I guess at least they’d be shielding the pupil from the blood? Unless they started sliding.

I was put in mind of the incident just days before I’d gone out in costume.  The bathroom stall, the showering in juice. 

…oh yeah, this is absolutely the kind of situation where Skitter’s power would get a boost.

In fact, we’ve already seen that mentioned, indirectly. Her usual range is 2-3 blocks unless it’s grown again, but with the subconscious commanding, she pulled bugs from five blocks away.

It had started with cranberry juice in my eyes and hair.  How had I gotten from there to here? 

You fell headfirst on a rock with some raspberries hanging over it, and now the juice from those is sliding down your forehead.

Also, I didn’t think of it at the time as far as I can remember, cranberry juice is red. That’d really emphasizes the Carrie reference.

Her progress through the fabric of my mask was slow.  She stopped to clear loose material from around the tool.

Turns out underneath Taylor’s mask is another mask.

And another one underneath that one.

And so on.

“Don’t worry.  I’ll put your skull’s contents back when I’m done looking.

Very reassuring, thank you.

Then we can get to the real fun.”

She peeled my mask off.

Shit, I should’ve saved my joke about there being more masks underneath for this line.

Breathe in, breathe out.  Don’t want to pass out.  Or maybe I should?  Maybe I didn’t want to be conscious for what came next.

Unless you think you have a way to stop it, I wouldn’t recommend it, no.

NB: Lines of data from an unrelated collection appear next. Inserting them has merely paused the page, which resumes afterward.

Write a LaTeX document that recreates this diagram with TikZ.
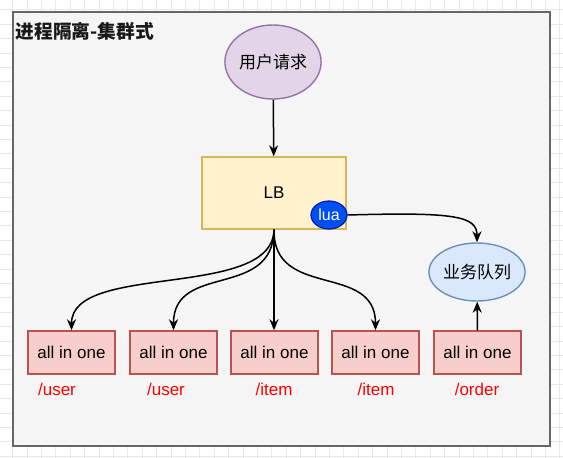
\documentclass[tikz,border=0pt]{standalone}
\usepackage{fontspec}
\setmainfont{Liberation Sans}
\newfontfamily\cjk{Noto Sans CJK SC}
\usetikzlibrary{arrows.meta}
\usetikzlibrary{shapes.geometric}
\definecolor{frame-gray}{HTML}{666666}
\definecolor{frame-fill}{HTML}{F5F5F5}
\definecolor{grid-gray}{HTML}{E8E8E8}
\definecolor{red-fill}{HTML}{F8CECC}
\definecolor{red-line}{HTML}{B85450}
\definecolor{purple-fill}{HTML}{E1D5E7}
\definecolor{purple-line}{HTML}{9673A6}
\definecolor{yellow-fill}{HTML}{FFF2CC}
\definecolor{yellow-line}{HTML}{D6B656}
\definecolor{blue-fill}{HTML}{0050EF}
\definecolor{blue-line}{HTML}{001DBC}
\definecolor{sky-fill}{HTML}{DAE8FC}
\definecolor{sky-line}{HTML}{6C8EBF}
\definecolor{path-red}{HTML}{FF0000}

\tikzset{
    gridline/.style={draw=grid-gray, line width=0.8pt},
    group/.style={draw=frame-gray, fill=frame-fill, line width=1.4pt, inner sep=0pt},
    txt/.style={font=\fontsize{17}{20}\selectfont, text=black},
    aio/.style={txt, draw=red-line, fill=red-fill, line width=1.4pt, minimum width=87pt, minimum height=43pt, inner sep=0pt},
    path-label/.style={font=\fontsize{17}{20}\selectfont, text=path-red},
    arr/.style={-{Stealth[length=11pt, width=9pt, inset=3.5pt]}, line width=1.5pt, black}
}

\begin{document}
\begin{tikzpicture}[x=1pt, y=-1pt]
    \useasboundingbox (0,0) rectangle (563,458);
    \foreach \gx in {-1.8,12.6,...,563} \draw[gridline] (\gx,0) -- (\gx,458);
    \foreach \gy in {-4.6,9.8,...,458} \draw[gridline] (0,\gy) -- (563,\gy);

    \node[group, minimum width=537pt, minimum height=434pt] (group) at (281.5,229) {};
    \node[anchor=west, inner sep=0pt, font=\cjk\bfseries\fontsize{18.7}{22}\selectfont, text=black!90] (title) at (15.5,31) {进程隔离-集群式};

    \node[txt, ellipse, draw=purple-line, fill=purple-fill, line width=1.4pt, minimum width=86pt, minimum height=74pt, inner sep=0pt] (req) at (273,62) {\cjk 用户请求};
    \node[txt, draw=yellow-line, fill=yellow-fill, line width=1.4pt, minimum width=144pt, minimum height=72pt] (lb) at (274,193) {LB};
    \node[ellipse, draw=blue-line, fill=blue-fill, line width=1.2pt, minimum width=36pt, minimum height=28pt, inner sep=0pt, text=white, font=\fontsize{16}{18}\selectfont] (lua) at (329,215) {lua};
    \node[txt, ellipse, draw=sky-line, fill=sky-fill, line width=1.4pt, minimum width=94pt, minimum height=58pt, inner sep=0pt] (queue) at (477,272) {\cjk 业务队列};

    \node[aio] (b1) at (71.5,352.5) {all in one};
    \node[aio] (b2) at (173.5,352.5) {all in one};
    \node[aio] (b3) at (274.5,352.5) {all in one};
    \node[aio] (b4) at (375.5,352.5) {all in one};
    \node[aio] (b5) at (477.5,352.5) {all in one};

    \node[path-label] (p1) at (57,389) {/user};
    \node[path-label] (p2) at (166,389) {/user};
    \node[path-label] (p3) at (274,389) {/item};
    \node[path-label] (p4) at (376,389) {/item};
    \node[path-label] (p5) at (477,389) {/order};

    \draw[arr] (req) -- (lb);
    \draw[arr] (lb.south) .. controls (273,300) and (71.5,262) .. (b1.north);
    \draw[arr] (lb.south) .. controls (273,300) and (173.5,262) .. (b2.north);
    \draw[arr] (lb.south) -- (lb.south |- b3.north);
    \draw[arr] (lb.south) .. controls (273,300) and (375.5,262) .. (b4.north);
    \draw[arr] (lua.east) .. controls (455,212) and (477,216) .. (queue.north);
    \draw[arr] (b5) -- (queue);
\end{tikzpicture}
\end{document}
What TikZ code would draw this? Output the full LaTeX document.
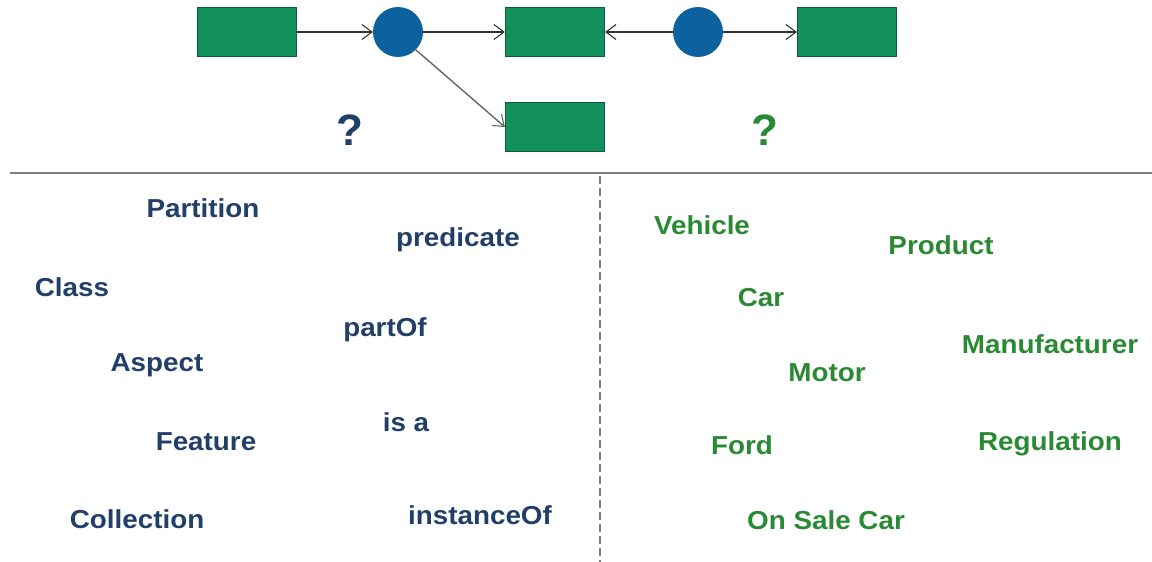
\documentclass[tikz,border=0pt]{standalone}
\usepackage{fontspec}
\setmainfont{Liberation Sans}
\newfontfamily\labelfont[FakeStretch=1.07]{Liberation Sans}
\usetikzlibrary{arrows.meta}
\definecolor{boxgreen}{HTML}{12915C}
\definecolor{boxedge}{HTML}{0E5A3A}
\definecolor{dotblue}{HTML}{0E619F}
\definecolor{txtblue}{HTML}{223F6A}
\definecolor{txtgreen}{HTML}{2A8A34}
\definecolor{rulegrey}{HTML}{7F7F7F}
\tikzset{
  greenbox/.style={draw=boxedge, line width=1.2pt, fill=boxgreen, minimum width=99pt, minimum height=49pt, inner sep=0pt},
  bluedot/.style={circle, fill=dotblue, minimum size=50pt, inner sep=0pt},
  link/.style={line width=1.4pt, draw=black!80, -{Straight Barb[length=10pt,width=15pt,line width=1.1pt]}},
  bluetxt/.style={text=txtblue, font=\labelfont\fontsize{26}{30}\selectfont\bfseries, inner sep=0pt},
  greentxt/.style={text=txtgreen, font=\labelfont\fontsize{26}{30}\selectfont\bfseries, inner sep=0pt},
  qmark/.style={font=\fontsize{44}{50}\selectfont\bfseries, inner sep=0pt}
}
\begin{document}
\begin{tikzpicture}[x=1pt,y=-1pt]
\useasboundingbox (0,0) rectangle (1152,562);
% top graph
\node[greenbox] (r1) at (247,32) {};
\node[bluedot] (c1) at (398,32) {};
\node[greenbox] (r2) at (555,32) {};
\node[bluedot] (c2) at (698,32) {};
\node[greenbox] (r3) at (847,32) {};
\node[greenbox] (r4) at (555,127) {};
\draw[link] (r1) -- (c1);
\draw[link] (c1) -- (r2);
\draw[link] (c2) -- (r2);
\draw[link] (c2) -- (r3);
\draw[link, draw=black!60] (c1.-45) -- (r4.west);
\node[qmark, text=txtblue] (q1) at (350,130) {?};
\node[qmark, text=txtgreen] (q2) at (765,130) {?};
% separators
\coordinate (hl) at (10,173);
\coordinate (hr) at (1152,173);
\draw[rulegrey, line width=2.2pt] (hl) -- (hr);
\coordinate (vt) at (600,176);
\coordinate (vb) at (600,562);
\draw[rulegrey, line width=1.5pt, dash pattern=on 8pt off 4pt] (vt) -- (vb);
% left words
\node[bluetxt] (partition) at (203,208) {Partition};
\node[bluetxt] (predicate) at (458,240) {predicate};
\node[bluetxt] (class) at (72,287) {Class};
\node[bluetxt] (partof) at (385,330) {partOf};
\node[bluetxt] (aspect) at (157,365) {Aspect};
\node[bluetxt] (isa) at (406,422) {is a};
\node[bluetxt] (feature) at (206,442) {Feature};
\node[bluetxt] (collection) at (137,519) {Collection};
\node[bluetxt] (instanceof) at (480,515) {instanceOf};
% right words
\node[greentxt] (vehicle) at (702,225) {Vehicle};
\node[greentxt] (product) at (941,245) {Product};
\node[greentxt] (car) at (761,298) {Car};
\node[greentxt] (manufacturer) at (1050,344) {Manufacturer};
\node[greentxt] (motor) at (827,373) {Motor};
\node[greentxt] (ford) at (742,445) {Ford};
\node[greentxt] (regulation) at (1050,444) {Regulation};
\node[greentxt] (onsale) at (826,520) {On Sale Car};
\end{tikzpicture}
\end{document}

But I’m not sure Bonesaw would let you be asleep while she performs her art.

…I just realized why I came to think of that option: Cupcakes. Pinkiesaw won’t let Skitter Dash doze off there, because she wants to have fun with her friend before the end and can’t have said friend sleeping through it.

Her scalpel slid across my forehead, so fast and precise that it barely hurt.  I caught a glimpse of her untangling her fingers and her scalpel from my long hair before the first dribbles of blood flooded down into my eyes.

This chapter’s existence just made the Cupcakes April Fool’s gag even more dramatically ironic, didn’t it? 😛

Let’s have a look at what’s in Taylor’s head, shall we?